From multiple perspectives, we are at a hinge-point of history today. To assume away the options that seem unlikely would be to misread conditions and possibilities as profoundly as some of our forebears did in the decades before the two world wars. The world may not be safe anymore for parties of “splittable differences” – four-plus years of Obama have transformed the global political landscape in that regard – and whether they have a plan for doing something about it or not, it’s very possible that poll respondents see that reality more clearly than the average pundit does.
There’s something big going on, something different from anything most of us can remember. People aren’t lined up behind Charles Krauthammer agreeing that Ted Cruz did a stupid thing; a lot of very vocal people think Cruz did a smart thing. A whole lot of people aren’t sure if he did something stupid or smart.
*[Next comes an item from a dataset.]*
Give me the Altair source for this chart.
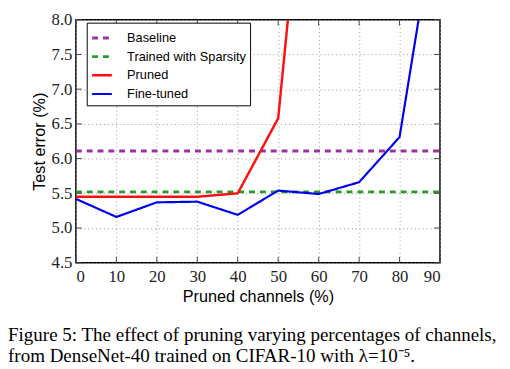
import altair as alt
import pandas as pd

x_vals = [0, 10, 20, 30, 40, 50, 60, 70, 80, 90]
y_ticks = [4.5, 5.0, 5.5, 6.0, 6.5, 7.0, 7.5, 8.0]
baseline = 6.11
sparsity = 5.52
pruned_x = [0, 10, 20, 30, 40, 50, 60]
pruned_y = [5.45, 5.45, 5.45, 5.45, 5.50, 6.58, 12.5]
finetuned_y = [5.42, 5.16, 5.37, 5.38, 5.19, 5.54, 5.49, 5.66, 6.31, 9.9]

series_order = ["Baseline", "Trained with Sparsity", "Pruned", "Fine-tuned"]
colors = ["#9b30a0", "#2a9a2a", "#ff1010", "#0000ee"]

rows = []
for xv in [0, 90]:
    rows.append({"series": "Baseline", "x": xv, "y": baseline, "o": xv})
    rows.append({"series": "Trained with Sparsity", "x": xv, "y": sparsity, "o": xv})
for xv, yv in zip(pruned_x, pruned_y):
    rows.append({"series": "Pruned", "x": xv, "y": yv, "o": xv})
for xv, yv in zip(x_vals, finetuned_y):
    rows.append({"series": "Fine-tuned", "x": xv, "y": yv, "o": xv})
df = pd.DataFrame(rows)

caption = [
    "Figure 5: The effect of pruning varying percentages of channels,",
    "from DenseNet-40 trained on CIFAR-10 with \u03bb=10\u207b\u2075.",
]

W, H = 370, 247
xscale = alt.Scale(domain=[0, 90], nice=False)
yscale = alt.Scale(domain=[4.5, 8.0], nice=False, zero=False)
xaxis = alt.Axis(values=x_vals, title="Pruned channels (%)", format="d")
yaxis = alt.Axis(values=y_ticks, title="Test error (%)", format=".1f")

lines = alt.Chart(df).mark_line(clip=True).encode(
    x=alt.X("x:Q", scale=xscale, axis=xaxis),
    y=alt.Y("y:Q", scale=yscale, axis=yaxis),
    color=alt.Color("series:N", sort=series_order,
                    scale=alt.Scale(domain=series_order, range=colors),
                    legend=alt.Legend(title=None, orient="none", legendX=11, legendY=3,
                                      symbolType="stroke", symbolSize=400,
                                      symbolStrokeWidth=2, labelFontSize=13,
                                      labelFont="Liberation Sans", labelColor="black",
                                      rowPadding=0, padding=4, labelOffset=14,
                                      titlePadding=0,
                                      strokeColor="black", fillColor="white",
                                      labelLimit=300)),
    strokeDash=alt.StrokeDash("series:N", sort=series_order,
                              scale=alt.Scale(domain=series_order,
                                              range=[[6, 5], [6, 5], [1, 0], [1, 0]]),
                              legend=alt.Legend(title=None, orient="none", legendX=11, legendY=3)),
    strokeWidth=alt.StrokeWidth("series:N",
                                scale=alt.Scale(domain=series_order, range=[3, 2.2, 2, 2]),
                                legend=None),
    order="o:Q",
)

xt = pd.DataFrame({"x": x_vals})
yt = pd.DataFrame({"y": y_ticks})
tick_color = "#444"
xt_bottom = alt.Chart(xt).mark_rule(color=tick_color, strokeWidth=1).encode(
    x=alt.X("x:Q", scale=xscale, axis=xaxis), y=alt.value(H), y2=alt.value(H - 6))
xt_top = alt.Chart(xt).mark_rule(color=tick_color, strokeWidth=1).encode(
    x=alt.X("x:Q", scale=xscale, axis=xaxis), y=alt.value(0), y2=alt.value(6))
yt_left = alt.Chart(yt).mark_rule(color=tick_color, strokeWidth=1).encode(
    y=alt.Y("y:Q", scale=yscale, axis=yaxis), x=alt.value(0), x2=alt.value(6))
yt_right = alt.Chart(yt).mark_rule(color=tick_color, strokeWidth=1).encode(
    y=alt.Y("y:Q", scale=yscale, axis=yaxis), x=alt.value(W), x2=alt.value(W - 6))

chart = alt.layer(lines, xt_bottom, xt_top, yt_left, yt_right).properties(
    width=W,
    height=H,
    padding={"left": 69, "top": 9, "right": 63, "bottom": 103},
    autosize=alt.AutoSizeParams(type="none"),
    title=alt.TitleParams(text=caption, orient="bottom", anchor="start", frame="group",
                          dx=-69, offset=22, font="Liberation Serif", fontSize=19.3,
                          fontWeight="normal", color="black", lineHeight=21, limit=1000),
).configure_view(
    stroke="black", strokeWidth=1.5
).configure_axis(
    labelFont="Liberation Serif", labelFontSize=17, labelColor="#222",
    titleFont="Liberation Sans", titleFontSize=16.5, titleFontWeight="normal", titleColor="black",
    grid=True, gridColor="#999", gridDash=[1, 3], gridWidth=1,
    ticks=False, domain=False,
).configure_axisY(titlePadding=4, labelPadding=4).configure_axisX(titlePadding=4, labelPadding=6)

chart.save("out.html", embed_options={"renderer": "svg", "actions": False})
But they are sure there’s something big going on.
That certainty will outlast the resolution of the current crisis. The Democrats are, willy-nilly, the party of the last century’s big-government status quo. It’s the future of the GOP that depends on whether it can articulate and channel the voters’ growing anxiety about the “something big” that stalks us – or whether it dismisses the task in favor of splitting differences that hardly seem to matter anymore. If it chooses the latter course, its days as a major party are numbered.